Happy new year from our kitchen!

New Year's eve feast

Our New Year’s Eve feast

2013 was a pretty successful year for us in many ways; planning a wedding, having said wedding, career changes, going to Berlin, Tuscany, France and Vietnam. It was busy, stressful, exciting and memorable for lots of reasons, one of which of course was food.

There has been bratwurst in Berlin, trofie in Tuscany, foie gras in France and … nope I can’t think of anything starting with a ‘V’ in Vietnam. But we had many, many spring rolls.

To finish off our wonderful year of food we decided to have a celebratory feast at home, just the two of us. We spent the morning surrounded by recipe books and magazines trying to devise the perfect New Year’s Eve menu. It took a while. D wanted to bake some bread, of course, so that needed to be factored in. I had decided that I wanted to cook with different meats, less chicken and more duck, quail and game. We came up with a combination of recipes from our favourite chefs and cooks for a full on feast.


apertifs 2

Aperitifs – raspberry bellinis

There is no better way to start a meal, especially on New Year’s Eve, than with a champagne cocktail. We squeezed the juice from a punnet of raspberries and strained it, before adding it to each glass; about a third full before topping it off with cava. It was delicious! We did the same with the juice from clementines, which was very refreshing and so much better than bucks fizz with regular orange juice.

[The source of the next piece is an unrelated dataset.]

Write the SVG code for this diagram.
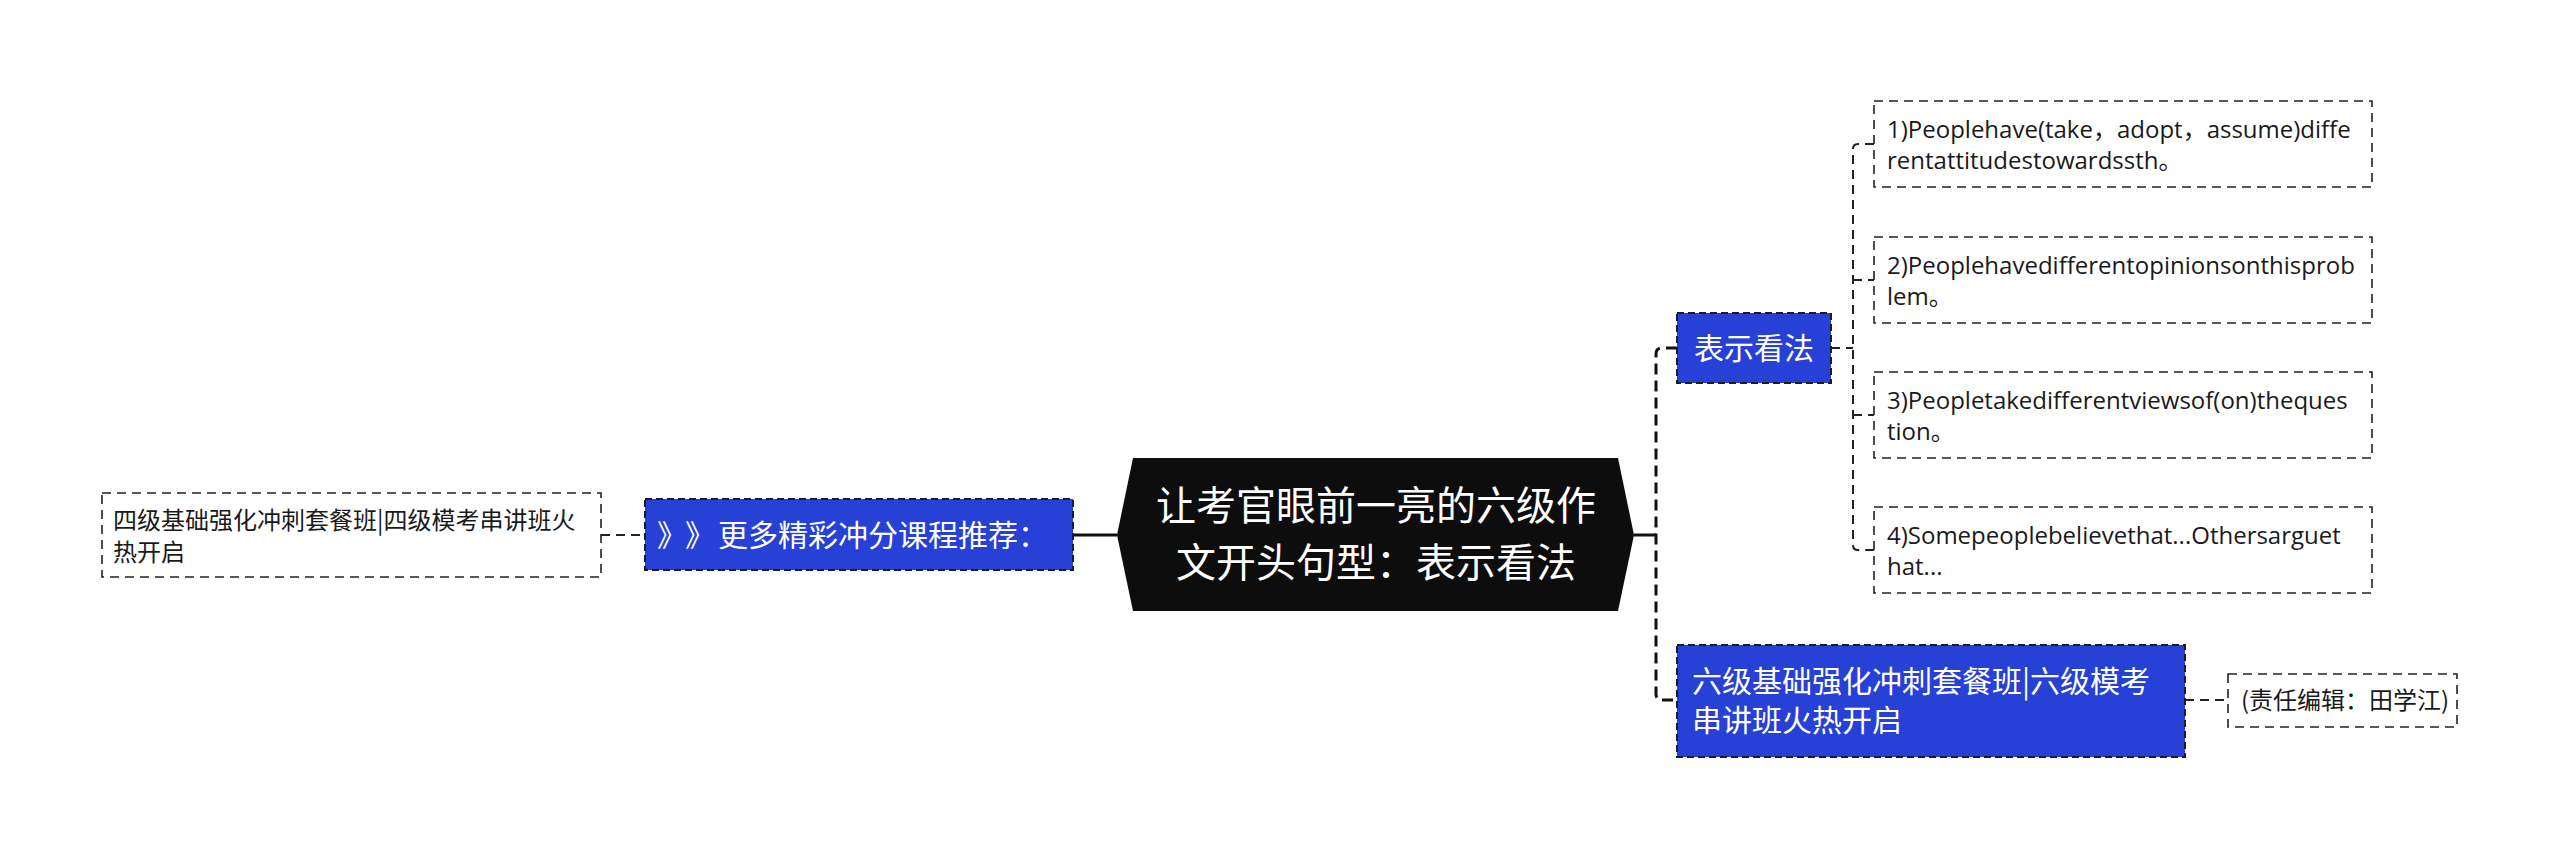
<svg xmlns="http://www.w3.org/2000/svg" width="2560" height="859" viewBox="0 0 2560 859">
<style>
.cjk{font-family:"Noto Sans CJK SC","Noto Sans",sans-serif}
.lat{font-family:"Open Sans","Noto Sans CJK SC",sans-serif}
.wt{fill:#ffffff}
.bk{fill:#1a1a1a}
.blue{fill:#2740d6;stroke:#1a1a2a;stroke-width:2;stroke-dasharray:7 4}
.plain{fill:#ffffff;stroke:#222;stroke-width:1.6;stroke-dasharray:9 6}
.solid{fill:none;stroke:#111;stroke-width:3}
.dash1{fill:none;stroke:#111;stroke-width:3;stroke-dasharray:11 6}
.dash2{fill:none;stroke:#222;stroke-width:2;stroke-dasharray:9 6}
</style>
<rect width="2560" height="859" fill="#ffffff"/>
<g id="connectors">
<path class="dash2" d="M601 535 H645"/>
<path class="solid" d="M1073 535 H1117"/>
<path class="solid" d="M1634 535 H1656"/>
<path class="dash1" d="M1677 348 H1662 Q1656 348 1656 354 V694 Q1656 700 1662 700 H1677"/>
<path class="dash2" d="M1831 348 H1853"/>
<path class="dash2" d="M1874 144 H1858 Q1853 144 1853 149 V545 Q1853 550 1858 550 H1874"/>
<path class="dash2" d="M1853 280 H1874"/>
<path class="dash2" d="M1853 415 H1874"/>
<path class="dash2" d="M2185 700 H2228"/>
</g>
<g id="center">
<polygon points="1117,535 1133,458 1618,458 1634,535 1618,611 1133,611" fill="#0d0d0d"/>
<text class="cjk wt" font-size="40" text-anchor="middle" x="1376" y="520">让考官眼前一亮的六级作</text>
<text class="cjk wt" font-size="40" text-anchor="middle" x="1376" y="577">文开头句型：表示看法</text>
</g>
<g id="more">
<rect class="blue" x="645" y="499" width="428" height="71"/>
<text class="cjk wt" font-size="30" y="546"><tspan x="657">》</tspan><tspan x="685">》</tspan><tspan x="718">更多精彩冲分课程推荐：</tspan></text>
</g>
<g id="siji">
<rect class="plain" x="102" y="493" width="499" height="84"/>
<text class="cjk bk" font-size="24" x="113" y="529">四级基础强化冲刺套餐班|四级模考串讲班火</text>
<text class="cjk bk" font-size="24" x="113" y="561">热开启</text>
</g>
<g id="biaoshi">
<rect class="blue" x="1677" y="313" width="154" height="70"/>
<text class="cjk wt" font-size="30" text-anchor="middle" x="1754" y="359">表示看法</text>
</g>
<g id="s1">
<rect class="plain" x="1874" y="101" width="498" height="86"/>
<text class="lat bk" font-size="24" x="1887" y="138">1)Peoplehave(take，adopt，assume)diffe</text>
<text class="lat bk" font-size="24" x="1887" y="169">rentattitudestowardssth。</text>
</g>
<g id="s2">
<rect class="plain" x="1874" y="237" width="498" height="86"/>
<text class="lat bk" font-size="24" x="1887" y="274">2)Peoplehavedifferentopinionsonthisprob</text>
<text class="lat bk" font-size="24" x="1887" y="305">lem。</text>
</g>
<g id="s3">
<rect class="plain" x="1874" y="372" width="498" height="86"/>
<text class="lat bk" font-size="24" x="1887" y="409">3)Peopletakedifferentviewsof(on)theques</text>
<text class="lat bk" font-size="24" x="1887" y="440">tion。</text>
</g>
<g id="s4">
<rect class="plain" x="1874" y="507" width="498" height="86"/>
<text class="lat bk" font-size="24" x="1887" y="544">4)Somepeoplebelievethat...Othersarguet</text>
<text class="lat bk" font-size="24" x="1887" y="575">hat...</text>
</g>
<g id="liuji">
<rect class="blue" x="1677" y="645" width="508" height="112"/>
<text class="cjk wt" font-size="30" x="1692" y="692">六级基础强化冲刺套餐班|六级模考</text>
<text class="cjk wt" font-size="30" x="1692" y="731">串讲班火热开启</text>
</g>
<g id="editor">
<rect class="plain" x="2228" y="674" width="229" height="53"/>
<text class="cjk bk" font-size="24" x="2241" y="709">(责任编辑：田学江)</text>
</g>
</svg>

Starter – Paul Hollywood’s choux buns with mushrooms

choux and mushrooms

Choux buns with mushrooms

You can find this recipe here:  http://www.bbc.co.uk/food/recipes/savoury_choux_buns_with_48778

This is a great recipe from the new ‘Pies and Puds’ book that D got for Christmas. It turns out that choux pastry is really easy to make and this recipe resulted in big, puffy, light and crispy pastry buns ready for whatever filling you want. We followed the recipe and used mixed mushrooms. We got four different types of mushroom from our local veg shop; chestnut, Portobello, oyster and some girolles as a treat.

This was a great starter and although it looks very big, the pastry is really light and full of air so it’s not too filling. You could try making the buns a bit smaller if you wanted a slightly less indulgent starter. Although we used nice mushrooms it is still a low cost choice and using creme fraiche instead of cream means it is not too rich.

Main course – pot roast pheasant with chorizo and butter beans, cumin roasted carrots and dauphinoise potatoes. 

This was a combination of three different recipes. The pheasant is a Hugh Fearnley Whittinstall recipe:  http://www.rivercottage.net/recipes/pot-roast-pheasant-with-chorizo-butter-beans-and-parsley/

We had never cooked pheasant before so this was a good way to ease our way into it as it is slow roasted at a low temperature in lots of liquid. The chorizo, butterbeans, stock and wine combine to make a lovely, slightly spicy sauce and kept the pheasant tender and juicy.

To go with it we made roasted baby carrots with cumin and butter. This was another recipe by Hugh, but he used orange juice as well, which we didn’t fancy.

cumin baby carrots

Roasted baby carrots with cumin

Finally, I used a Nigella Lawson recipe for the dauphinoise potatoes: http://www.nigella.com/recipes/view/crafty-gratin-dauphinoise-2254


dauphinoise potatoes

These were lovely and creamy but used milk as well as cream so were not too heavy. I think I used too much milk so they were a bit runny, but still delicious.

Because we decided this feast wasn’t quite enough, baker D made some roasted garlic bread from Paul Hollywood’s ‘Bread’. I can’t find this recipe online, but check it out in his book, which is brilliant. It uses a standard white bread recipe, but packed full of soft, sweet roasted garlic cloves.

The combination of pheasant and spicy chorizo, the sweet baby carrots, creamy potatoes and garlic bread to mop up all the juices, was perfect. We didn’t talk at all while we ate it, apart from to repeat over and over how delicious it all was and how clever we were to make it all ourselves.

Roasted pheasant with chorizo and butterbeans

Roasted pheasant with chorizo and butterbeans

And that’s it! I’m afraid we didn’t make a dessert, and I was quite relieved. We were so full afterwards, I lay down on the floor in the recovery position for half an hour, whilst D groaned on the sofa. It was totally worth it, but I would recommend a decent gap between the starter and the main, or make the choux buns a little smaller! D had some vanilla ice cream afterwards, of course.

The whole meal, with bubbly, cost around £30-40, using ingredients primarily from the local shops in Herne Hill. Thank you to Dugard and Daughters for the delicious pheasant and chorizo (@DugardandDaughters).

Happy new year everyone, leftovers for tonight!